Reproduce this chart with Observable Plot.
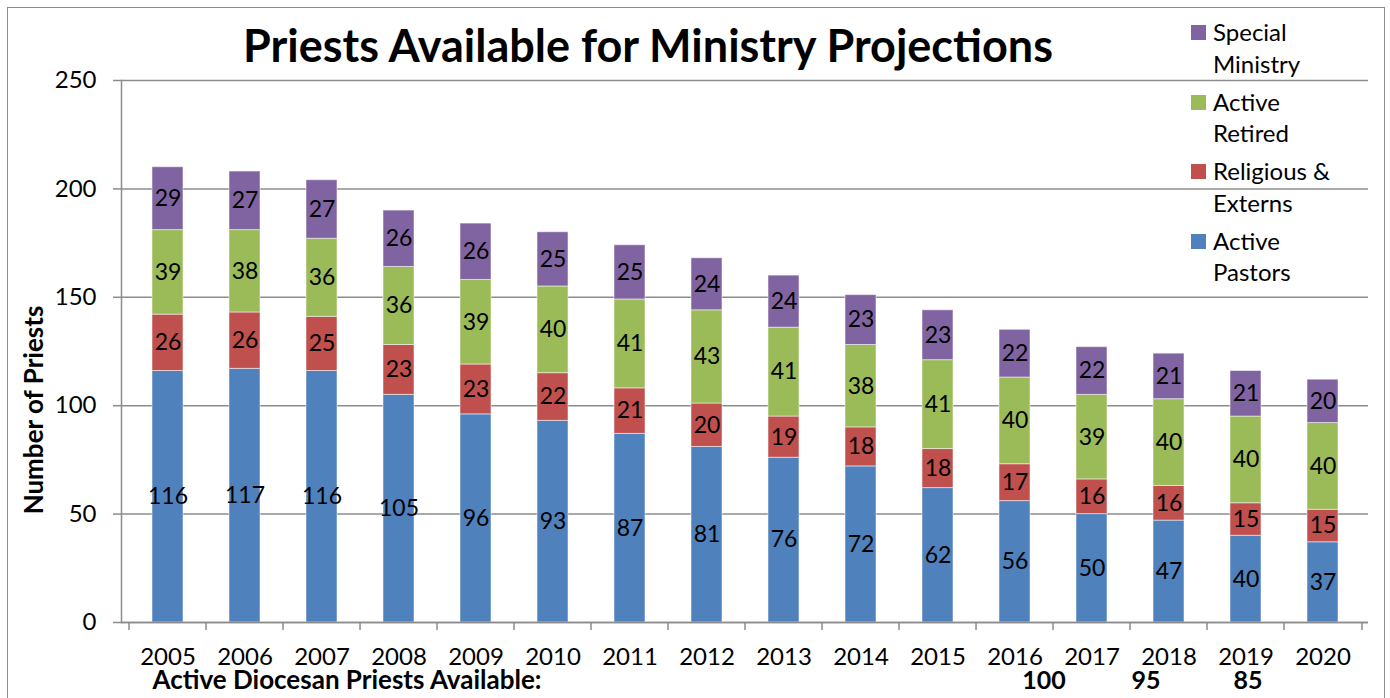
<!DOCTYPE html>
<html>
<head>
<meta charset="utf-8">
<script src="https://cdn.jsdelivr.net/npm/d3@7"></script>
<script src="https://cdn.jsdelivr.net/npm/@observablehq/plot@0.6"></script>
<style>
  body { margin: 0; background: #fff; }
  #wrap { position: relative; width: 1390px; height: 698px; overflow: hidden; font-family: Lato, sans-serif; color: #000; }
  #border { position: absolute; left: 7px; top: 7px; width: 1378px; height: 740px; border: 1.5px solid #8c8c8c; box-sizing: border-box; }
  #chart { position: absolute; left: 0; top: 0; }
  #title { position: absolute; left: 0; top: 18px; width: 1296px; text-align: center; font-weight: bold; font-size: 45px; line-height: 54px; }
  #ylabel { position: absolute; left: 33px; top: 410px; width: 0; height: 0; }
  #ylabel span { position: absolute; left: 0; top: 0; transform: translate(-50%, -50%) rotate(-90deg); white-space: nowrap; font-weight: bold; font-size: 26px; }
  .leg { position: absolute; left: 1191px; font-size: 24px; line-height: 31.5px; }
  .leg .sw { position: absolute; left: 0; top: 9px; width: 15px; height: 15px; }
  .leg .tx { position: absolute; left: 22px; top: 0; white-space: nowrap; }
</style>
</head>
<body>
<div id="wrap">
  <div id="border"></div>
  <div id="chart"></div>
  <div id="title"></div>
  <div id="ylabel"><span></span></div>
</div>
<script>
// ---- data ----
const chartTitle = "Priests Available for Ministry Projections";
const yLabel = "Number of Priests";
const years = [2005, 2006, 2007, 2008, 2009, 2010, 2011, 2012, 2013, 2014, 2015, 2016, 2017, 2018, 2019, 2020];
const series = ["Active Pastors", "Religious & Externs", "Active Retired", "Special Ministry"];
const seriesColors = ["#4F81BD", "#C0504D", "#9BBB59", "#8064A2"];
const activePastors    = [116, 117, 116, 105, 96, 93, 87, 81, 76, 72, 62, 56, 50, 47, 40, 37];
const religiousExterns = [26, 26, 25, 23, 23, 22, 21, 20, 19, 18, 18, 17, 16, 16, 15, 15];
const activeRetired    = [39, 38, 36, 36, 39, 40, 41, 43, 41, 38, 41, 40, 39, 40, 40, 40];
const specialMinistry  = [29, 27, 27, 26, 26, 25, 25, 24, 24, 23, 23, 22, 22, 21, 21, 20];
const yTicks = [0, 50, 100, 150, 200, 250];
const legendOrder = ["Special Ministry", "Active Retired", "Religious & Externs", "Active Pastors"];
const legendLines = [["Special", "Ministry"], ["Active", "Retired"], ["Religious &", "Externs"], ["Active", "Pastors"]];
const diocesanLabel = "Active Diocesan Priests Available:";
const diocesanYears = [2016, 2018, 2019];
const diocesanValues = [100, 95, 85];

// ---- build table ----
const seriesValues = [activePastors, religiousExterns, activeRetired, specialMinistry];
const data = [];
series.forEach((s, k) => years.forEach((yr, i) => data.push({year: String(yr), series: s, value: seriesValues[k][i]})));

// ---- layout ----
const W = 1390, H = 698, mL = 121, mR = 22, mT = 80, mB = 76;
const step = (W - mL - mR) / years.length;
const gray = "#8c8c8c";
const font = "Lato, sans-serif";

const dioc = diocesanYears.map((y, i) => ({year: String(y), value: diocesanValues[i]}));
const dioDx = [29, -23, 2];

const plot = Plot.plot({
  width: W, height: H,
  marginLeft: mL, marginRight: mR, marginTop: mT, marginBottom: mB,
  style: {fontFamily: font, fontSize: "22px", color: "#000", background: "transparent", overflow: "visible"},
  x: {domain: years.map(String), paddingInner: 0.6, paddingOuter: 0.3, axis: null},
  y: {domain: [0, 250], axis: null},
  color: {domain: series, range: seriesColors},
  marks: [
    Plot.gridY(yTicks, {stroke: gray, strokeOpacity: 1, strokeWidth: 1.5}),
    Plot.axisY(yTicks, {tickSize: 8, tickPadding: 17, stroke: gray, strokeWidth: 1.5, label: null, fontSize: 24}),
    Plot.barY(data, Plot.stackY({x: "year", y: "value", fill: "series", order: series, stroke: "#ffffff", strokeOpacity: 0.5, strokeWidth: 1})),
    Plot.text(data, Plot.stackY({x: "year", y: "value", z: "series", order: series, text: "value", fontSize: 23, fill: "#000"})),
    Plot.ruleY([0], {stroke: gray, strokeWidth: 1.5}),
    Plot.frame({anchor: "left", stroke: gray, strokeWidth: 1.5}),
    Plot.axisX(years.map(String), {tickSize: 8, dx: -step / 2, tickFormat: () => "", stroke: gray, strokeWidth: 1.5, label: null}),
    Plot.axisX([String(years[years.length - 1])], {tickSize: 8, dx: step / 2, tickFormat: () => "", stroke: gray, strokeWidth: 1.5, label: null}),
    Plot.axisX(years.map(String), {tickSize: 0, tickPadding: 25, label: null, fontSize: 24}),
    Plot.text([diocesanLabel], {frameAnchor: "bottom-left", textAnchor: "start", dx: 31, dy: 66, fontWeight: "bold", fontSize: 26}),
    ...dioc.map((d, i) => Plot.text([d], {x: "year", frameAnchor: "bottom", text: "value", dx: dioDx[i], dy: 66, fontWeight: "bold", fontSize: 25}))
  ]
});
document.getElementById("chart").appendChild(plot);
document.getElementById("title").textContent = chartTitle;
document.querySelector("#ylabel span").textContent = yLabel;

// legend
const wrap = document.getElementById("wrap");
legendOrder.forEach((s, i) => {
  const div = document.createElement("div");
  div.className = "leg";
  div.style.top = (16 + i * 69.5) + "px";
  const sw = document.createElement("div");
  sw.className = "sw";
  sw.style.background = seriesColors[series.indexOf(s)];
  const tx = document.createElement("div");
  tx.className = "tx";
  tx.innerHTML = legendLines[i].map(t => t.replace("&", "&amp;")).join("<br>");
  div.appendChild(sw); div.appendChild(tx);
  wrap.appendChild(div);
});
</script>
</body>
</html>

┄┄┄┄┄┄

In your copy, leave out the pictures and reproduce the material above exactly.

# WORKED ANSWER:
Reproduce this chart with Observable Plot.
<!DOCTYPE html>
<html>
<head>
<meta charset="utf-8">
<script src="https://cdn.jsdelivr.net/npm/d3@7"></script>
<script src="https://cdn.jsdelivr.net/npm/@observablehq/plot@0.6"></script>
<style>
  body { margin: 0; background: #fff; }
  #wrap { position: relative; width: 1390px; height: 698px; overflow: hidden; font-family: Lato, sans-serif; color: #000; }
  #border { position: absolute; left: 7px; top: 7px; width: 1378px; height: 740px; border: 1.5px solid #8c8c8c; box-sizing: border-box; }
  #chart { position: absolute; left: 0; top: 0; }
  #title { position: absolute; left: 0; top: 18px; width: 1296px; text-align: center; font-weight: bold; font-size: 45px; line-height: 54px; }
  #ylabel { position: absolute; left: 33px; top: 410px; width: 0; height: 0; }
  #ylabel span { position: absolute; left: 0; top: 0; transform: translate(-50%, -50%) rotate(-90deg); white-space: nowrap; font-weight: bold; font-size: 26px; }
  .leg { position: absolute; left: 1191px; font-size: 24px; line-height: 31.5px; }
  .leg .sw { position: absolute; left: 0; top: 9px; width: 15px; height: 15px; }
  .leg .tx { position: absolute; left: 22px; top: 0; white-space: nowrap; }
</style>
</head>
<body>
<div id="wrap">
  <div id="border"></div>
  <div id="chart"></div>
  <div id="title"></div>
  <div id="ylabel"><span></span></div>
</div>
<script>
// ---- data ----
const chartTitle = "Priests Available for Ministry Projections";
const yLabel = "Number of Priests";
const years = [2005, 2006, 2007, 2008, 2009, 2010, 2011, 2012, 2013, 2014, 2015, 2016, 2017, 2018, 2019, 2020];
const series = ["Active Pastors", "Religious & Externs", "Active Retired", "Special Ministry"];
const seriesColors = ["#4F81BD", "#C0504D", "#9BBB59", "#8064A2"];
const activePastors    = [116, 117, 116, 105, 96, 93, 87, 81, 76, 72, 62, 56, 50, 47, 40, 37];
const religiousExterns = [26, 26, 25, 23, 23, 22, 21, 20, 19, 18, 18, 17, 16, 16, 15, 15];
const activeRetired    = [39, 38, 36, 36, 39, 40, 41, 43, 41, 38, 41, 40, 39, 40, 40, 40];
const specialMinistry  = [29, 27, 27, 26, 26, 25, 25, 24, 24, 23, 23, 22, 22, 21, 21, 20];
const yTicks = [0, 50, 100, 150, 200, 250];
const legendOrder = ["Special Ministry", "Active Retired", "Religious & Externs", "Active Pastors"];
const legendLines = [["Special", "Ministry"], ["Active", "Retired"], ["Religious &", "Externs"], ["Active", "Pastors"]];
const diocesanLabel = "Active Diocesan Priests Available:";
const diocesanYears = [2016, 2018, 2019];
const diocesanValues = [100, 95, 85];

// ---- build table ----
const seriesValues = [activePastors, religiousExterns, activeRetired, specialMinistry];
const data = [];
series.forEach((s, k) => years.forEach((yr, i) => data.push({year: String(yr), series: s, value: seriesValues[k][i]})));

// ---- layout ----
const W = 1390, H = 698, mL = 121, mR = 22, mT = 80, mB = 76;
const step = (W - mL - mR) / years.length;
const gray = "#8c8c8c";
const font = "Lato, sans-serif";

const dioc = diocesanYears.map((y, i) => ({year: String(y), value: diocesanValues[i]}));
const dioDx = [29, -23, 2];

const plot = Plot.plot({
  width: W, height: H,
  marginLeft: mL, marginRight: mR, marginTop: mT, marginBottom: mB,
  style: {fontFamily: font, fontSize: "22px", color: "#000", background: "transparent", overflow: "visible"},
  x: {domain: years.map(String), paddingInner: 0.6, paddingOuter: 0.3, axis: null},
  y: {domain: [0, 250], axis: null},
  color: {domain: series, range: seriesColors},
  marks: [
    Plot.gridY(yTicks, {stroke: gray, strokeOpacity: 1, strokeWidth: 1.5}),
    Plot.axisY(yTicks, {tickSize: 8, tickPadding: 17, stroke: gray, strokeWidth: 1.5, label: null, fontSize: 24}),
    Plot.barY(data, Plot.stackY({x: "year", y: "value", fill: "series", order: series, stroke: "#ffffff", strokeOpacity: 0.5, strokeWidth: 1})),
    Plot.text(data, Plot.stackY({x: "year", y: "value", z: "series", order: series, text: "value", fontSize: 23, fill: "#000"})),
    Plot.ruleY([0], {stroke: gray, strokeWidth: 1.5}),
    Plot.frame({anchor: "left", stroke: gray, strokeWidth: 1.5}),
    Plot.axisX(years.map(String), {tickSize: 8, dx: -step / 2, tickFormat: () => "", stroke: gray, strokeWidth: 1.5, label: null}),
    Plot.axisX([String(years[years.length - 1])], {tickSize: 8, dx: step / 2, tickFormat: () => "", stroke: gray, strokeWidth: 1.5, label: null}),
    Plot.axisX(years.map(String), {tickSize: 0, tickPadding: 25, label: null, fontSize: 24}),
    Plot.text([diocesanLabel], {frameAnchor: "bottom-left", textAnchor: "start", dx: 31, dy: 66, fontWeight: "bold", fontSize: 26}),
    ...dioc.map((d, i) => Plot.text([d], {x: "year", frameAnchor: "bottom", text: "value", dx: dioDx[i], dy: 66, fontWeight: "bold", fontSize: 25}))
  ]
});
document.getElementById("chart").appendChild(plot);
document.getElementById("title").textContent = chartTitle;
document.querySelector("#ylabel span").textContent = yLabel;

// legend
const wrap = document.getElementById("wrap");
legendOrder.forEach((s, i) => {
  const div = document.createElement("div");
  div.className = "leg";
  div.style.top = (16 + i * 69.5) + "px";
  const sw = document.createElement("div");
  sw.className = "sw";
  sw.style.background = seriesColors[series.indexOf(s)];
  const tx = document.createElement("div");
  tx.className = "tx";
  tx.innerHTML = legendLines[i].map(t => t.replace("&", "&amp;")).join("<br>");
  div.appendChild(sw); div.appendChild(tx);
  wrap.appendChild(div);
});
</script>
</body>
</html>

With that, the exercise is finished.